В ту минуту я понял, что прочнее всего связывало меня с Карлой, во‑первых, мое решение быть с ней нежным, а во‑вторых, неправда, которую я ей сказал относительно своих отношений с Аугустой и которую постепенно, с течением времени следовало смягчить, а потом и совсем свести на нет. Эту работу я начал прямо в тот же вечер, но, разумеется, с достаточной осторожностью, потому что еще слишком хорошо помнил о том, чего добился с помощью своей лжи. Я сказал, что чувствую себя слишком обязанным своей жене, которая была женщиной настолько достойной уважения, что, конечно, заслуживала и большей любви. Поэтому я не хочу, чтобы она узнала о моей измене.

Карла обняла меня.

– Вот таким я тебя люблю, добрым и нежным, каким ты и показался мне с первой же встречи. Я никогда не причиню зла этой бедняжке.

Мне не понравилось, что она называет Аугусту бедняжкой, но я был благодарен бедной девушке за ее кротость. Это было прекрасно, что она не чувствовала ненависти к моей жене. Мне захотелось как-то выразить ей свою признательность, и я огляделся вокруг, ища, чем бы мне одарить ее в знак своей любви. Наконец я нашел: Карла тоже получила свою прачечную – я позволил ей не приглашать больше учителя пения.

В ответ на это со стороны Карлы последовал столь бурный взрыв нежных чувств, что меня даже покоробило, однако я выдержал его вполне достойно. Затем она сказала мне, что никогда не бросит пение. Она и так пела целыми днями, но иначе, по-своему. И она предложила мне послушать. Но я не пожелал и довольно-таки грубо обратился в бегство. Поэтому я полагаю, что в эту ночь Карла опять размышляла о самоубийстве, однако впредь я никогда уже не оставлял ей достаточно времени, чтобы она могла мне об этом сообщить.

Я еще раз зашел к Коплеру, потому что мне надо было принести Аугусте самые последние сведения о больном: она должна была думать, будто все это время я провел у него. Коплер уже два часа как умер, сразу же после моего ухода. В сопровождении старика пенсионера, который все так же мерил шагами свою маленькую прихожую, я вошел в смертный покой. Труп, уже обряженный, лежал на кровати, на голом матраце. В руках у него было распятие. Пенсионер шепотом сказал, что все формальности уже выполнены и что одна из племянниц покойного скоро придет, чтобы провести ночь подле тела.

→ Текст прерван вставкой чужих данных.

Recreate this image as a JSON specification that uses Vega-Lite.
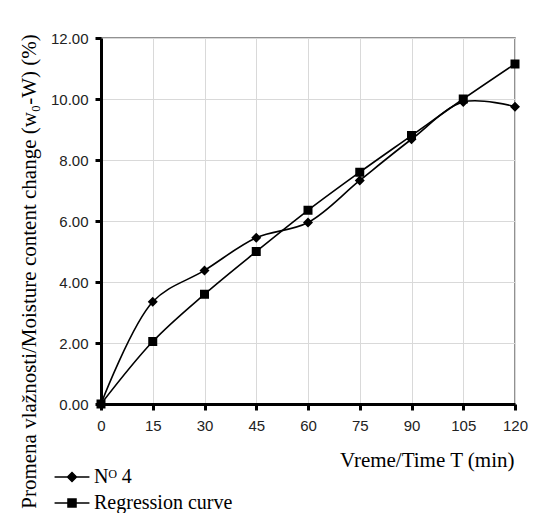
{
  "$schema": "https://vega.github.io/schema/vega-lite/v6.json",
  "width": 414,
  "height": 366,
  "autosize": {"type": "none"},
  "padding": {"left": 101, "top": 38, "right": 33, "bottom": 109},
  "background": "white",
  "config": {
    "view": {"stroke": "#6e6e6e", "strokeWidth": 1.5},
    "axis": {
      "labelFont": "Liberation Sans",
      "labelFontSize": 15,
      "labelColor": "#222222",
      "labelFlush": false,
      "domainColor": "black",
      "domainWidth": 3,
      "tickColor": "black",
      "tickWidth": 3,
      "tickSize": 6,
      "gridColor": "#d9d9d9",
      "gridWidth": 1
    }
  },
  "data": {
    "values": [
      {"t": 0, "v": 0, "series": "Nᴼ 4"},
      {"t": 15, "v": 3.35, "series": "Nᴼ 4"},
      {"t": 30, "v": 4.38, "series": "Nᴼ 4"},
      {"t": 45, "v": 5.45, "series": "Nᴼ 4"},
      {"t": 60, "v": 5.95, "series": "Nᴼ 4"},
      {"t": 75, "v": 7.33, "series": "Nᴼ 4"},
      {"t": 90, "v": 8.68, "series": "Nᴼ 4"},
      {"t": 105, "v": 9.9, "series": "Nᴼ 4"},
      {"t": 120, "v": 9.75, "series": "Nᴼ 4"},
      {"t": 0, "v": 0, "series": "Regression curve"},
      {"t": 15, "v": 2.05, "series": "Regression curve"},
      {"t": 30, "v": 3.6, "series": "Regression curve"},
      {"t": 45, "v": 5.0, "series": "Regression curve"},
      {"t": 60, "v": 6.35, "series": "Regression curve"},
      {"t": 75, "v": 7.6, "series": "Regression curve"},
      {"t": 90, "v": 8.8, "series": "Regression curve"},
      {"t": 105, "v": 10.0, "series": "Regression curve"},
      {"t": 120, "v": 11.15, "series": "Regression curve"}
    ]
  },
  "encoding": {
    "x": {
      "field": "t",
      "type": "quantitative",
      "scale": {"domain": [0, 120], "nice": false, "zero": true},
      "axis": {
        "values": [0, 15, 30, 45, 60, 75, 90, 105, 120],
        "labelAngle": 0,
        "labelPadding": 8,
        "grid": true,
        "title": "Vreme/Time T (min)",
        "titleFont": "Liberation Serif",
        "titleFontSize": 21,
        "titleFontWeight": "normal",
        "titleColor": "black",
        "titleAnchor": "end",
        "titleAlign": "right",
        "titleBaseline": "alphabetic",
        "titleX": 413,
        "titleY": 62
      }
    },
    "y": {
      "field": "v",
      "type": "quantitative",
      "scale": {"domain": [0, 12], "nice": false},
      "axis": {
        "values": [0, 2, 4, 6, 8, 10, 12],
        "format": ".2f",
        "labelPadding": 7,
        "grid": true,
        "title": "Promena vlažnosti/Moisture content change (w₀-W) (%)",
        "titleFont": "Liberation Serif",
        "titleFontSize": 21,
        "titleFontWeight": "normal",
        "titleColor": "black",
        "titleAngle": 270,
        "titleAlign": "center",
        "titleBaseline": "alphabetic",
        "titleX": -66,
        "titleY": 233
      }
    }
  },
  "layer": [
    {
      "transform": [{"filter": "false"}],
      "mark": {"type": "point", "filled": true, "size": 80, "stroke": "black", "strokeWidth": 1.5, "opacity": 1, "color": "black"},
      "encoding": {
        "shape": {
          "field": "series",
          "type": "nominal",
          "scale": {
            "domain": ["Nᴼ 4", "Regression curve"],
            "range": ["M-3.9,0H3.9M0,-1L1,0L0,1L-1,0Z", "M-3.9,0H3.9M-0.9,-0.9H0.9V0.9H-0.9Z"]
          },
          "legend": {
            "orient": "none",
            "legendX": -39,
            "legendY": 429,
            "title": null,
            "padding": 0,
            "labelFont": "Liberation Serif",
            "labelFontSize": 20,
            "labelColor": "black",
            "labelOffset": 12,
            "rowPadding": 6,
            "symbolSize": 80
          }
        }
      }
    },
    {
      "mark": {"type": "line", "interpolate": "catmull-rom", "color": "black", "strokeWidth": 1.6},
      "encoding": {"detail": {"field": "series"}}
    },
    {
      "mark": {"type": "point", "filled": true, "size": 100, "strokeWidth": 0, "opacity": 1, "color": "black"},
      "encoding": {
        "shape": {"field": "series", "type": "nominal"}
      }
    }
  ]
}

Итак, удостоверившись в том, что моему бедному другу было предоставлено все то немногое, в чем он еще нуждался, я мог уйти, но задержался и провел несколько минут, глядя на тело. Мне очень хотелось, чтобы из моих глаз выкатилась слеза искреннего сожаления о несчастном, который сначала боролся с болезнью, а потом пытался заключить с ней перемирие. «Это ужасно, – говорил я себе. – Ведь его безжалостно убила болезнь, от которой существует столько лекарств! Словно в насмешку!» Но слез у меня не было. Никогда еще худое лицо Коплера не выражало столько силы, как сейчас, когда его сковала смерть. Казалось, оно было высечено из цветного мрамора, и невозможно было себе представить, что к нему уже подбирается неумолимое разложение. Оно дышало жизнью, это лицо: оно выражало презрительное негодование, обращенное то ли ко мне – мнимому больному, то ли к Карле, которая не желала учиться петь. Я вздрогнул: мне вдруг показалось, что он захрипел. Но едва я сообразил, что то был не хрип, а усилившаяся от волнения одышка хозяина-пенсионера, как ко мне снова вернулось спокойствие критически настроенного наблюдателя.